Local power generation saves money
While the grid will eventually go green, it can’t address the inherent problems of grid-based power. Transporting power is expensive, because some of the energy is lost to heat en route. The average consumer purchases between 8-15 per cent more power than they actually use, which is lost en route. This was unavoidable in a time when generating power on an industrial scale meant using massive facilities to combust enormous quantities of fuel.
While some renewable power—like hydroelectric—also needs to be transported, solar and wind power can be generated near or directly at the site where it’s being used without prohibitively expensive infrastructure.

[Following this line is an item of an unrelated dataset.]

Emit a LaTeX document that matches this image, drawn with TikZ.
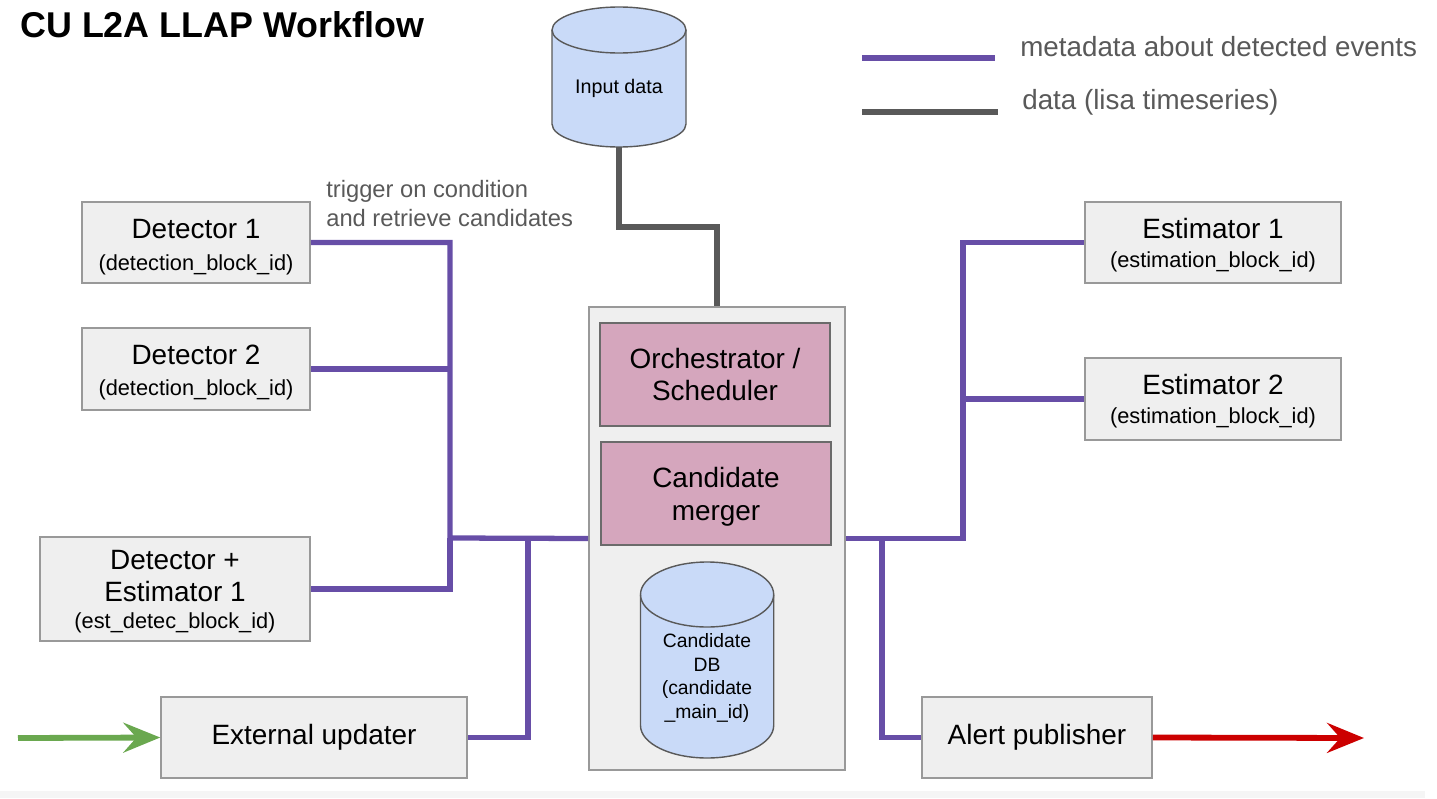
\documentclass[tikz,border=0pt]{standalone}
\usepackage{fontspec}
\setmainfont{Liberation Sans}
\usetikzlibrary{calc,arrows.meta}
\definecolor{metapurple}{HTML}{674EA7}
\definecolor{datagrey}{HTML}{595959}
\definecolor{boxfill}{HTML}{EFEFEF}
\definecolor{boxline}{HTML}{999999}
\definecolor{pinkfill}{HTML}{D5A6BD}
\definecolor{dbfill}{HTML}{C9DAF8}
\definecolor{ingreen}{HTML}{6AA84F}
\definecolor{outred}{HTML}{CC0000}
\tikzset{
  block/.style={draw=boxline,fill=boxfill,line width=0.9pt,align=center,inner sep=0pt,
    font=\fontsize{15.9}{17.5}\selectfont},
  task/.style={block,draw=boxline!70!black,fill=pinkfill},
  metaline/.style={draw=metapurple,line width=3pt},
  dataline/.style={draw=datagrey,line width=3pt},
  db/.style={draw=datagrey,fill=dbfill,line width=0.8pt},
  flow/.style={line width=3.3pt,-{Stealth[length=21pt,width=17pt,inset=7.5pt]}},
  note/.style={text=datagrey,inner sep=0pt},
}
\newcommand{\blockid}[1]{{\fontsize{12.4}{14}\selectfont(#1)}}

\begin{document}
\begin{tikzpicture}[x=0.02cm,y=-0.02cm]
  \useasboundingbox (0,0) rectangle (1437,798);
  \fill[black!4] (0,791) rectangle (1425,798);
  \node[anchor=base west,inner sep=0pt,font=\fontsize{20.4}{23}\selectfont\bfseries] (title) at (20,37) {CU L2A LLAP Workflow};

  % legend
  \coordinate (legmeta) at (862,58);
  \coordinate (legdata) at (862,112);
  \draw[metaline,line width=3.4pt] (legmeta) -- ++(133,0);
  \draw[dataline,line width=3.4pt] (legdata) -- ++(136,0);
  \node[note,anchor=base west,font=\fontsize{15.8}{18}\selectfont] (legmetatxt) at (1020,56) {metadata about detected events};
  \node[note,anchor=base west,font=\fontsize{15.8}{18}\selectfont] (legdatatxt) at (1022,109) {data (lisa timeseries)};

  % input data store
  \draw[db] (552,30) -- (552,124) arc[start angle=180,end angle=0,x radius=67,y radius=23]
     -- (686,30) arc[start angle=0,end angle=-180,x radius=67,y radius=23] -- cycle;
  \draw[db,fill=none] (552,30) arc[start angle=180,end angle=0,x radius=67,y radius=23];
  \node[inner sep=0pt,font=\fontsize{11.2}{13}\selectfont] (input) at (619,88) {Input data};
  \coordinate (inputout) at (619,147);

  % central unit
  \node[block,minimum width=5.12cm,minimum height=9.26cm] (core) at (717,538.5) {};
  \node[task,minimum width=4.6cm,minimum height=2.06cm] (orch) at (715,374.5) {Orchestrator /\\[0.5pt]Scheduler};
  \node[task,minimum width=4.6cm,minimum height=2.06cm] (merger) at (716,493.5) {\rule{0pt}{15pt}Candidate\\[1.5pt]merger};
  \draw[db] (640.5,594.5) -- (640.5,725.5) arc[start angle=180,end angle=0,x radius=66.6,y radius=32.5]
     -- (773.7,594.5) arc[start angle=0,end angle=-180,x radius=66.6,y radius=32.5] -- cycle;
  \draw[db,fill=none] (640.5,594.5) arc[start angle=180,end angle=0,x radius=66.6,y radius=32.5];
  \node[inner sep=0pt,align=center,font=\fontsize{11}{13.6}\selectfont] (candb) at (707,678)
     {Candidate\\DB\\(candidate\\\_main\_id)};

  % detectors
  \node[block,minimum width=4.56cm,minimum height=1.62cm] (det1) at (196,242.5) {\rule{0pt}{16pt}Detector 1\\[0.5pt]\blockid{detection\_block\_id}};
  \node[block,minimum width=4.56cm,minimum height=1.64cm] (det2) at (196,369) {\rule{0pt}{15pt}Detector 2\\[0.5pt]\blockid{detection\_block\_id}};
  \node[block,minimum width=5.4cm,minimum height=2.08cm] (detest) at (175,589) {\rule{0pt}{14pt}Detector +\\[0.5pt]Estimator 1\\[-2pt]\blockid{est\_detec\_block\_id}};
  \node[block,minimum width=6.12cm,minimum height=1.62cm] (extupd) at (314,737.5) {External updater};

  % estimators
  \node[block,minimum width=5.12cm,minimum height=1.62cm] (est1) at (1213,242.5) {\rule{0pt}{14pt}Estimator 1\\[-1pt]\blockid{estimation\_block\_id}};
  \node[block,minimum width=5.12cm,minimum height=1.64cm] (est2) at (1213,399) {\rule{0pt}{14pt}Estimator 2\\[-1pt]\blockid{estimation\_block\_id}};
  \node[block,minimum width=4.6cm,minimum height=1.62cm] (alert) at (1037,737.5) {Alert publisher};

  \node[note,anchor=north west,align=left,font=\fontsize{13.5}{16.4}\selectfont] (trigger) at (326,180)
     {trigger on condition\\and retrieve candidates};

  % wiring
  \coordinate (lbus) at (450,538);
  \coordinate (ljoin) at (528,538);
  \coordinate (rbus) at (963,538);
  \coordinate (rjoin) at (882,538);
  \draw[dataline] (inputout) -- ++(0,80) -| (core.north);
  \draw[metaline] (det1.east) -| (lbus) -- (core.west);
  \draw[metaline] (det2.east) -- (det2.east -| lbus);
  \draw[metaline] (detest.east) -| (lbus);
  \draw[metaline] (extupd.east) -| (ljoin);
  \draw[metaline] (core.east) -| (rbus) |- (est1.west);
  \draw[metaline] (est2.west) -- (est2.west -| rbus);
  \draw[metaline] (rjoin) |- (alert.west);

  \coordinate (inflow) at (18,738);
  \coordinate (outflow) at (1364,738);
  \draw[flow,ingreen] (inflow) -- (extupd.west);
  \draw[flow,outred] (alert.east) -- (outflow);
\end{tikzpicture}
\end{document}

The fact that renewable power has become affordable for energy companies ultimately also means that businesses will be able to reduce their overall energy consumption (and energy costs) by taking over some of their own power production.
Environmental responsibility is becoming increasingly important to consumers
Besides the direct financial incentives, businesses need to consider their customers. A growing proportion of consumers in Canada and around the globe are taking sustainability and social responsibility into account when making purchasing decisions. An international study by Unilever found that over 30 percent of customers preferred sustainable businesses, even if it meant paying higher prices.
This reveals an opportunity for businesses that are looking to grow. By going green before competitors, businesses can not only reduce their energy costs, but also attract socially responsible consumers who previously are looking for eco friendly alternatives to the current status quo.